Scott Walker : « Tout est voué à l’échec ». Le crooner trempe dans l’humour à froid. PTDR ?
Réputé pour sa discrétion monacale, ce crooner de légende trempe aujourd’hui son baroque « épuisant »… dans l’humour à froid. Ptdr ?
Et le voilà, seul au milieu du salon chinois de l’hôtel Costes, sous une lumière blanche qui ne laisse presque rien apparaître de son visage à moitié dissimulé par une casquette vissée au ras du front, qu’il ne quittera pas. Un client, looké businessman, le reconnaît pourtant dans les couloirs. Scott Walker, pas si méconnu que ça ?
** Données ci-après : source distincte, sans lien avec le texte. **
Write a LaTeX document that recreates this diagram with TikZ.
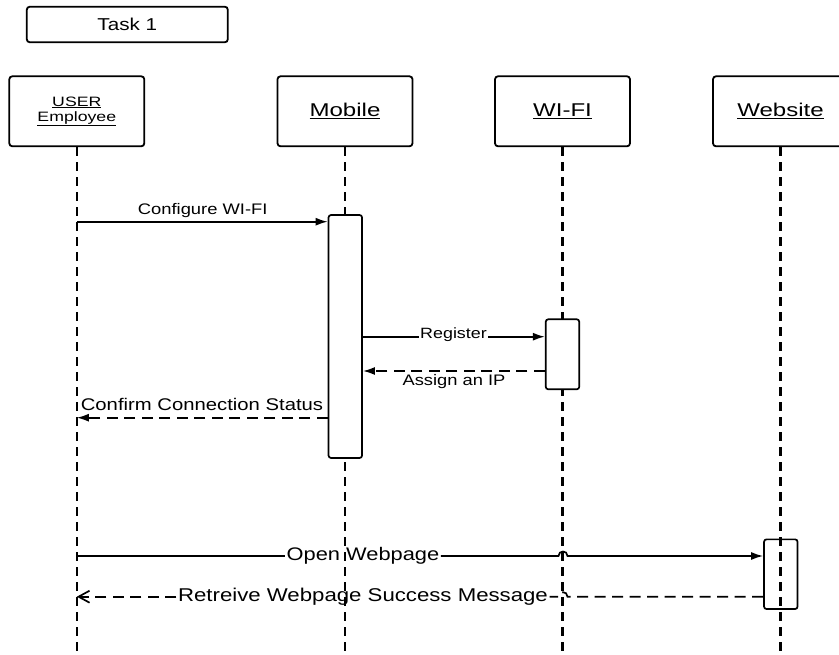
\documentclass[tikz,border=0pt]{standalone}
\usepackage{fontspec}
\setmainfont[FakeStretch=1.2]{Liberation Sans}
\newfontfamily\headfont[FakeStretch=1.3]{Liberation Sans}
\usetikzlibrary{arrows.meta,calc}
\newcommand{\fsz}[1]{\fontsize{#1}{#1}\selectfont}
\begin{document}
\begin{tikzpicture}[x=1pt,y=-1pt,
  taskbox/.style={draw, rounded corners=3pt, line width=1.8pt, minimum width=201pt, minimum height=35.6pt, inner sep=0pt, font=\fsz{17.2}},
  head/.style={draw, fill=white, rounded corners=3pt, line width=1.8pt, minimum width=135pt, minimum height=70pt, inner sep=0pt, font=\headfont\fsz{18.5}, align=center},
  actbox/.style={draw, rounded corners=2.5pt, line width=1.7pt, minimum width=33.5pt, inner sep=0pt},
  life/.style={line width=2.2pt, dash pattern=on 9pt off 6pt},
  msg/.style={line width=1.7pt, -{Latex[length=12pt,width=8pt]}},
  plain/.style={line width=1.7pt},
  dsh/.style={dash pattern=on 11pt off 6.5pt},
  lbl/.style={inner sep=1.5pt, anchor=base}]
\useasboundingbox (0,0) rectangle (839,655);
\clip (0,0) rectangle (839,655);

% title
\node[taskbox] (task) at (127.3,24.5) {Task 1};

% participants
\node[head, font=\headfont\fontsize{13.6}{15}\selectfont] (user) at (76.8,111.3) {\underline{USER}\\\underline{Employee}};
\node[head] (mobile) at (345,111.3) {\underline{Mobile}};
\node[head] (wifi) at (562.5,111.3) {\underline{WI-FI}};
\node[head] (web) at (780.5,111.3) {\underline{Website}};

% lifelines
\coordinate (userend) at (76.8,660);
\coordinate (mobend) at (345,660);
\coordinate (wifiend) at (562.5,660);
\coordinate (webend) at (780.5,660);
\draw[life] (user.south) -- (userend);
\draw[life] (mobile.south) -- (mobend);
\draw[life] (wifi.south) -- (wifiend);
\draw[life] (web.south) -- (webend);

% activation boxes
\node[actbox, fill=white, minimum height=243pt] (act1) at (345.3,336.5) {};
\node[actbox, fill=white, minimum height=70pt] (act2) at (562.5,354.3) {};
\node[actbox, minimum height=69.7pt] (act3) at (780.8,574.2) {};

% message anchors
\coordinate (y1) at (76.8,221.7);
\coordinate (y2) at (345,336.7);
\coordinate (y3) at (345,371);
\coordinate (y4) at (76.8,417.7);
\coordinate (y5) at (76.8,556);
\coordinate (y6) at (76.8,596.7);
\coordinate (h5a) at (558.5,556);
\coordinate (h5b) at (567.5,556);
\coordinate (h6a) at (567.5,596.7);
\coordinate (h6b) at (558.5,596.7);

% labels
\node[lbl, font=\fsz{15.3}] (lbl1) at (202.7,215) {Configure WI-FI};
\node[lbl, font=\fsz{14.9}] (lbl2) at (453.5,339) {Register};
\node[lbl, font=\fsz{15.25}] (lbl3) at (454,385) {Assign an IP};
\node[lbl, font=\fsz{16.9}] (lbl4) at (202,410.7) {Confirm Connection Status};
\node[lbl, font=\fsz{18.2}] (lbl5) at (363,560) {Open Webpage};
\node[lbl, font=\fsz{18.5}] (lbl6) at (363,601) {Retreive Webpage Success Message};

% messages
\draw[msg] (y1) -- (act1.west |- y1);
\draw[plain] (act1.east |- y2) -- (lbl2.west |- y2);
\draw[msg] (lbl2.east |- y2) -- (act2.west |- y2);
\draw[msg, dsh] (act2.west |- y3) -- (act1.east |- y3);
\draw[msg, dsh] (act1.west |- y4) -- (y4);

\draw[plain] (y5) -- (lbl5.west |- y5);
\draw[msg] (lbl5.east |- y5) -- (h5a) .. controls ($(h5a)+(0,-6)$) and ($(h5b)+(0,-6)$) .. (h5b) -- (act3.west |- y5);

\draw[plain, dsh] (act3.west |- y6) -- (h6a) .. controls ($(h6a)+(0,-6)$) and ($(h6b)+(0,-6)$) .. (h6b) -- (lbl6.east |- y6);
\draw[plain, dsh, -{Straight Barb[length=11pt,width=12pt]}] (lbl6.west |- y6) -- (y6);
\end{tikzpicture}
\end{document}
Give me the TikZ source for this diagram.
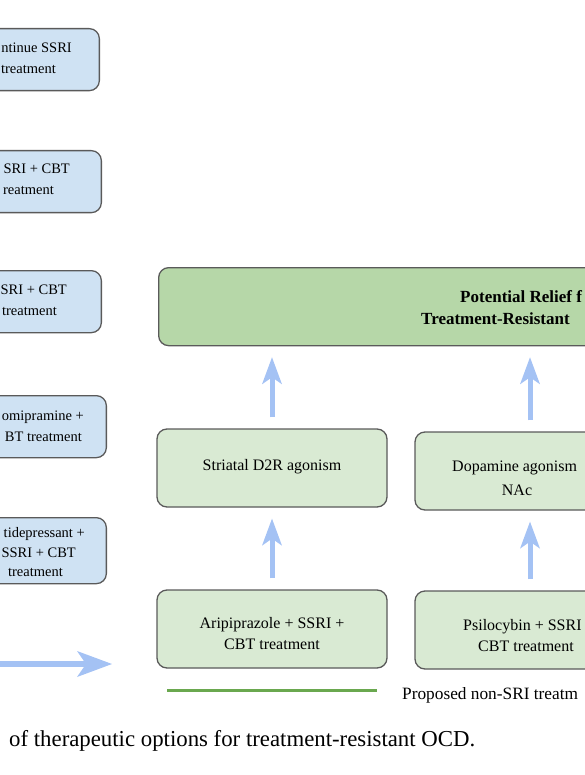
\documentclass[tikz,border=0pt]{standalone}
\usepackage{fontspec}
\setmainfont{Liberation Serif}
\usepackage{xcolor}
\usetikzlibrary{arrows.meta}

\definecolor{boxgray}{HTML}{5A5A5A}
\definecolor{bluefill}{HTML}{CFE2F3}
\definecolor{reliefgreen}{HTML}{B6D7A8}
\definecolor{palegreen}{HTML}{D9EAD3}
\definecolor{arrowblue}{HTML}{A4C2F4}
\definecolor{legendgreen}{HTML}{6AA84F}

\newcommand{\boxfont}{\fontsize{16}{21}\selectfont}
\newcommand{\sidefont}{\fontsize{14.5}{21}\selectfont}
\newcommand{\titlefont}{\fontsize{17}{23}\selectfont\bfseries}

\tikzset{
  box/.style={draw=boxgray, line width=1.3pt, rounded corners=10pt, inner sep=0pt},
  bluebox/.style={box, fill=bluefill, anchor=north east, minimum width=220pt, minimum height=62pt},
  greenbox/.style={box, fill=palegreen, minimum width=230pt, minimum height=78pt},
  txt/.style={font=\boxfont, inner sep=0pt},
  sidetxt/.style={font=\sidefont, inner sep=0pt, anchor=mid east},
  uparrow/.style={draw=arrowblue, line width=5pt, shorten <=11pt, shorten >=11pt,
    -{Stealth[length=27pt, width=20pt, inset=7pt, line width=0pt]}},
}

\begin{document}
\begin{tikzpicture}[x=1pt, y=-1pt]
\useasboundingbox (0,0) rectangle (585,775);
\clip (0,0) rectangle (585,775);
% standard options, cut at the left edge
\node[bluebox] (cont) at (100,28) {};
\node[sidetxt] (contA) at (72,50) {ntinue SSRI};
\node[sidetxt] (contB) at (56,71) {treatment};
\node[bluebox] (ssricbt) at (102,150) {};
\node[sidetxt] (ssricbtA) at (70,171) {SRI + CBT};
\node[sidetxt] (ssricbtB) at (54,192) {reatment};
\node[bluebox] (ssricbttwo) at (102,270) {};
\node[sidetxt] (ssricbttwoA) at (67,292) {SRI + CBT};
\node[sidetxt] (ssricbttwoB) at (57,313) {treatment};
\node[bluebox] (clomi) at (107,395) {};
\node[sidetxt] (clomiA) at (84,418) {omipramine +};
\node[sidetxt] (clomiB) at (82,439) {BT treatment};
\node[bluebox, minimum height=66pt] (antidep) at (107,517) {};
\node[sidetxt] (antidepA) at (85,535) {tidepressant +};
\node[sidetxt] (antidepB) at (76,555) {SSRI + CBT};
\node[sidetxt] (antidepC) at (63,574) {treatment};
% arrow towards the proposed options
\coordinate (arrowstart) at (0,664);
\coordinate (arrowend) at (112,664);
\draw[draw=arrowblue, line width=6pt, -{Stealth[length=35pt, width=26pt, inset=9pt, line width=0pt]}] (arrowstart) -- (arrowend);
% proposed non-SRI options
\node[box, fill=reliefgreen, anchor=north west, minimum width=480pt, minimum height=78pt] (relief) at (158,267) {};
\node[txt, font=\titlefont, anchor=mid west] (reliefA) at (460,300) {Potential Relief f};
\node[txt, font=\titlefont, anchor=mid west] (reliefB) at (421,322) {Treatment-Resistant};
\node[greenbox] (striatal) at (272,468) {};
\node[txt] (striatalA) at (272,467) {Striatal D2R agonism};
\node[greenbox] (dopa) at (530,471) {};
\node[txt, anchor=mid west] (dopaA) at (452,469) {Dopamine agonism};
\node[txt] (dopaB) at (517,490) {NAc};
\node[greenbox] (arip) at (272,629) {};
\node[txt, align=center] (aripA) at (272,634) {Aripiprazole + SSRI +\\CBT treatment};
\node[greenbox] (psilo) at (530,630) {};
\node[txt, anchor=mid west] (psiloA) at (463,628) {Psilocybin + SSRI};
\node[txt, anchor=mid west] (psiloB) at (478,649) {CBT treatment};
\draw[uparrow] (arip.north) -- (striatal.south);
\draw[uparrow] (striatal.north) -- (striatal.north |- relief.south);
\draw[uparrow] (psilo.north) -- (dopa.south);
\draw[uparrow] (dopa.north) -- (dopa.north |- relief.south);
% legend
\coordinate (legstart) at (167,690);
\coordinate (legend) at (377,690);
\draw[legendgreen, line width=3pt] (legstart) -- (legend);
\node[txt, font=\fontsize{17.3}{21}\selectfont, anchor=mid west] (legtxt) at (402,697) {Proposed non-SRI treatm};
% caption
\node[inner sep=0pt, anchor=mid west, font=\fontsize{22.8}{26}\selectfont] (caption) at (9,744) {of therapeutic options for treatment-resistant OCD.};
\end{tikzpicture}
\end{document}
Dans les sixties, ce crooner blond natif de l’Ohio fut bel et bien vedette à émouvoir les midinettes lorsqu’il chantait des mélopées romantiques au sein du proto-boys-band The Walker Brothers (1964-1968, reformés en 1976-1978), qui n’étaient pas frères, mais dont la popularité faisait du coude à celle des Beatles. En solo, il mua dandy pop orchestral, reprenant Brel ou signant d’élégantes ballades sur, entre autres, le régime néo-staliniste (The Old Man’s Back Again sur l’immense Scott 4 en 1969) avant vingt ans de relatif désert. Puis, avec Tilt (1995) et The Drift (2006), Scott défia nos perceptions : opéra industriel, rébus bruitistes, théâtre macabre, attaques heavy-metal, hystérie militaire, langue poétique hyper codée, démence érudite… Un barnum infernal, décliné une nouvelle fois avec Bish Bosch, fresque surréaliste aussi gore que dystopique, qui inspire toujours autant peur et fascination. Précédé d’une réputation de reclus, ce septuagénaire en devenir, habillé plutôt casual et s’excusant d’être fatigué (il aurait « travaillé toute la nuit »), s’avère affable. Et détenteur d’un comique insoupçonné !
« Tu es tellement gros que quand tu portes un imper’ jaune dans la rue, les gens crient “taxi !” »… Contre toute attente, ce nouvel album joue beaucoup sur l’humour et le grand-guignolesque. On y trouve même des blagues assez grasses : « Si la merde était de la musique, tu serais une fanfare. » Pourquoi donc ?
Scott Walker : Je voulais que l’humour soit plus frontal cette fois-ci, mais il y en avait déjà sur les deux albums précédents. Quand Kafka lisait ses écrits à ses amis, il était furieux s’ils ne trouvaient pas ça drôle. J’ai fait écouter Bish Bosch à quelques personnes, et elles l’ont trouvé plutôt amusant.
Mais d’où vient ce pet au milieu de Corps De Blah ?
[Il rit] On ne l’a pas fait nous-mêmes ! On fait beaucoup de choses avec nos corps, mais pas ça ! C’est un sample, fantastique. J’avais besoin d’un petit interlude comique avant que quarante violons ne se déchaînent et ne s’abattent sur l’auditeur. Pour le distraire et lui faire baisser la garde.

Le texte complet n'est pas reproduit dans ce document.